Tides move in and out of the Lake Michigan shoreline every day because of a phenomena known as “seich”. The water in Lake Michigan constantly flows from one side of the lake to the other. As the water pushes to the Wisconsin side, the water levels rise in the rivers. Just ask any fly fisherman looking tor Steelhead trout in Milwaukee’s Menomonee River during the Spring spawing run.

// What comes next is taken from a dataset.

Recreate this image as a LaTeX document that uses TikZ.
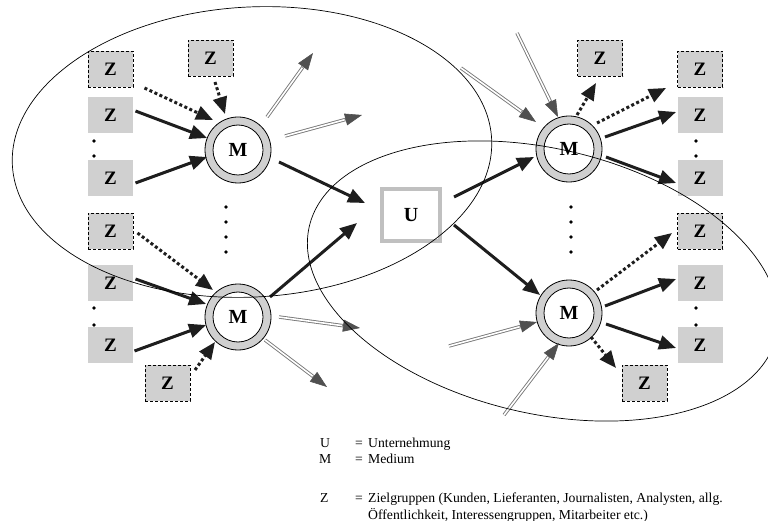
\documentclass[tikz,border=0pt]{standalone}
\usepackage{fontspec}
\setmainfont{Liberation Serif}
\usetikzlibrary{arrows.meta,calc}
\definecolor{boxgray}{RGB}{208,208,208}
\definecolor{ugray}{RGB}{192,192,192}
\definecolor{arrowblack}{RGB}{30,30,30}
\definecolor{dblgray}{RGB}{120,120,120}
\definecolor{headgray}{RGB}{80,80,80}
\tikzset{
  zbox/.style={rectangle, fill=boxgray, minimum width=45pt, minimum height=36pt, inner sep=0pt,
    font=\bfseries\fontsize{19}{19}\selectfont},
  zdash/.style={zbox, draw=black, line width=0.8pt, dash pattern=on 3pt off 2pt},
  medium/.style={circle, draw=black, fill=boxgray, line width=0.8pt, minimum size=66pt, inner sep=0pt,
    path picture={\draw[black, fill=white, line width=0.8pt] (path picture bounding box.center) circle[radius=25pt];},
    font=\bfseries\fontsize{20}{20}\selectfont},
  ubox/.style={rectangle, draw=ugray, fill=white, line width=4pt, minimum width=58pt, minimum height=52pt,
    inner sep=0pt, font=\bfseries\fontsize{20}{20}\selectfont},
  solidarrow/.style={draw=arrowblack, line width=3pt, -{Triangle[length=17pt,width=14pt]}},
  dotarrow/.style={draw=arrowblack, line width=3pt, dash pattern=on 3pt off 2.5pt, -{Triangle[length=17pt,width=14pt]}},
  dblline/.style={draw=dblgray, line width=0.9pt, double=white, double distance=1.6pt},
  headtip/.style={draw=headgray, line width=0.6pt,
    -{Triangle[length=17pt,width=12pt,color=headgray,fill=headgray]}},
  smalldot/.style={circle, fill=black, inner sep=0pt, minimum size=3.6pt},
  legend/.style={anchor=base west, inner sep=0pt, font=\fontsize{13.7}{16}\selectfont},
  outline/.style={draw=black, line width=0.7pt}
}
\newcommand{\dblarr}[2]{%
  \draw[dblline] (#1) -- ($(#2)!15pt!(#1)$);
  \draw[headtip] ($(#2)!18pt!(#1)$) -- (#2);}
\begin{document}
\begin{tikzpicture}[x=1pt,y=-1pt]
\useasboundingbox (0,0) rectangle (768,521);

% Z boxes left
\node[zdash] (zl1) at (110.5,69) {Z};
\node[zbox]  (zl2) at (110.5,115) {Z};
\node[zbox]  (zl3) at (110.5,178) {Z};
\node[zdash] (zl4) at (110.5,231) {Z};
\node[zbox]  (zl5) at (110.5,283) {Z};
\node[zbox]  (zl6) at (110.5,345) {Z};
\node[zdash] (zt1) at (210.5,58.5) {Z};
\node[zdash] (zb1) at (167.5,383) {Z};
% Z boxes right
\node[zdash] (zr1) at (700,69) {Z};
\node[zbox]  (zr2) at (700,115) {Z};
\node[zbox]  (zr3) at (700,178) {Z};
\node[zdash] (zr4) at (700,231) {Z};
\node[zbox]  (zr5) at (700,283) {Z};
\node[zbox]  (zr6) at (700,345) {Z};
\node[zdash] (zt2) at (600,58.5) {Z};
\node[zdash] (zb2) at (644.5,383) {Z};

% media
\node[medium] (m1) at (238,150) {M};
\node[medium] (m2) at (238,317) {M};
\node[medium] (m3) at (569,149) {M};
\node[medium] (m4) at (569,313) {M};

% company
\node[ubox] (u) at (411,215) {U};

% dots
\foreach \n/\x/\y in {d1/94/141, d2/94/156, d3/94/308, d4/94/325,
                      d5/696/141, d6/696/156, d7/696/308, d8/696/325,
                      d9/226/207, d10/226/222, d11/226/237, d12/226/252,
                      d13/571/207, d14/571/222, d15/571/237, d16/571/252}
  \node[smalldot] (\n) at (\x,\y) {};

% ends of the double arrows
\coordinate (o1) at (313,53);
\coordinate (o2) at (362,115);
\coordinate (o3) at (360,328);
\coordinate (o4) at (327,387);
\coordinate (i1) at (517,33);
\coordinate (i2) at (461,68);
\coordinate (i3) at (449,346);
\coordinate (i4) at (504,415);
\coordinate (m1a) at ($(m1)+(29,-33)$);
\coordinate (m1b) at ($(m1)+(47,-14)$);
\coordinate (m2a) at ($(m2)+(41,0)$);
\coordinate (m2b) at ($(m2)+(27,23)$);
\coordinate (m3a) at ($(m3)+(-11,-32)$);
\coordinate (m3b) at ($(m3)+(-33,-27)$);
\coordinate (m4a) at ($(m4)+(-32,9)$);
\coordinate (m4b) at ($(m4)+(-10,30)$);

% upper left medium
\draw[dotarrow] ($(zl1)+(34,19)$) -- ($(m1)+(-25,-30)$);
\draw[dotarrow] ($(zt1)+(4.5,23.5)$) -- ($(m1)+(-13,-36)$);
\draw[solidarrow] ($(zl2)+(25,-4)$) -- ($(m1)+(-31,-12)$);
\draw[solidarrow] ($(zl3)+(25,5)$) -- ($(m1)+(-31,7)$);
\dblarr{m1a}{o1}
\dblarr{m1b}{o2}
\draw[solidarrow] ($(m1)+(41,12)$) -- ($(u)+(-46,-12)$);

% lower left medium
\draw[dotarrow] ($(zl4)+(27,2)$) -- ($(m2)+(-25,-27)$);
\draw[solidarrow] ($(zl5)+(25,-4)$) -- ($(m2)+(-32,-13)$);
\draw[solidarrow] ($(zl6)+(24,6)$) -- ($(m2)+(-32,8)$);
\draw[dotarrow] ($(zb1)+(27.5,-13)$) -- ($(m2)+(-23,25)$);
\draw[solidarrow] ($(m2)+(32,-20)$) -- ($(u)+(-54,8)$);
\dblarr{m2a}{o3}
\dblarr{m2b}{o4}

% upper right medium
\dblarr{i1}{m3a}
\dblarr{i2}{m3b}
\draw[solidarrow] ($(u)+(43,-18)$) -- ($(m3)+(-35,8)$);
\draw[dotarrow] ($(m3)+(8,-34)$) -- ($(zt2)+(-4,24.5)$);
\draw[dotarrow] ($(m3)+(28,-26)$) -- ($(zr1)+(-34,19)$);
\draw[solidarrow] ($(m3)+(36,-12)$) -- ($(zr2)+(-24,-3)$);
\draw[solidarrow] ($(m3)+(37,8)$) -- ($(zr3)+(-24,5)$);

% lower right medium
\draw[solidarrow] ($(u)+(43,10)$) -- ($(m4)+(-29,-18)$);
\draw[dotarrow] ($(m4)+(28,-23)$) -- ($(zr4)+(-28,2)$);
\draw[solidarrow] ($(m4)+(36,-7)$) -- ($(zr5)+(-24,-4)$);
\draw[solidarrow] ($(m4)+(37,11)$) -- ($(zr6)+(-24,3)$);
\draw[dotarrow] ($(m4)+(22,24)$) -- ($(zb2)+(-28.5,-15)$);
\dblarr{i3}{m4a}
\dblarr{i4}{m4b}

% the two spheres
\draw[outline, rotate around={3.2:(252,152)}] (252,152) ellipse [x radius=240, y radius=145];
\draw[outline, rotate around={-13.2:(543,281)}] (543,281) ellipse [x radius=240, y radius=132.4];

% legend
\node[legend] (lu) at (320,447) {U};
\node[legend] (lue) at (355,447) {=};
\node[legend] (lut) at (368,447) {Unternehmung};
\node[legend] (lm) at (319,463) {M};
\node[legend] (lme) at (355,463) {=};
\node[legend] (lmt) at (368,463) {Medium};
\node[legend] (lz) at (320,502) {Z};
\node[legend] (lze) at (355,502) {=};
\node[legend] (lzt) at (368,502) {Zielgruppen (Kunden, Lieferanten, Journalisten, Analysten, allg.};
\node[legend] (lzt2) at (368,519) {Öffentlichkeit, Interessengruppen, Mitarbeiter etc.)};
\end{tikzpicture}
\end{document}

Lake seiches can occur very quickly. On July 13, 1995, a large seiche on Lake Superior caused the water level to fall and then rise again by three feet within fifteen minutes, leaving some boats hanging from the docks on their mooring lines when the water retreated. The same storm system that caused the 1995 seiche on Lake Superior produced a similar effect in Lake Huron, in which the water level at Port Huron changed by 6 feet over two hours. On Lake Michigan, eight fishermen were swept away from piers at Montrose and North Avenue Beaches and drowned when a 10-foot seiche hit the Chicago waterfront on June 26, 1954.
Not sure if it’s possible to protect McKinley Beach swimmers from a large seich.
https://en.wikipedia.org/wiki/Seiche
For public projects such as increasing the safety and viability of McKinley Beach, federal and state funding, as well as other types of grants, are often available. The costs of any undertaking would likely not fall solely on Milwaukee County taxpayers.
Milwaukee’s exceptional lakefront, thoughtfully created over many decades, is an economic and cultural asset valued far beyond the city and county limits.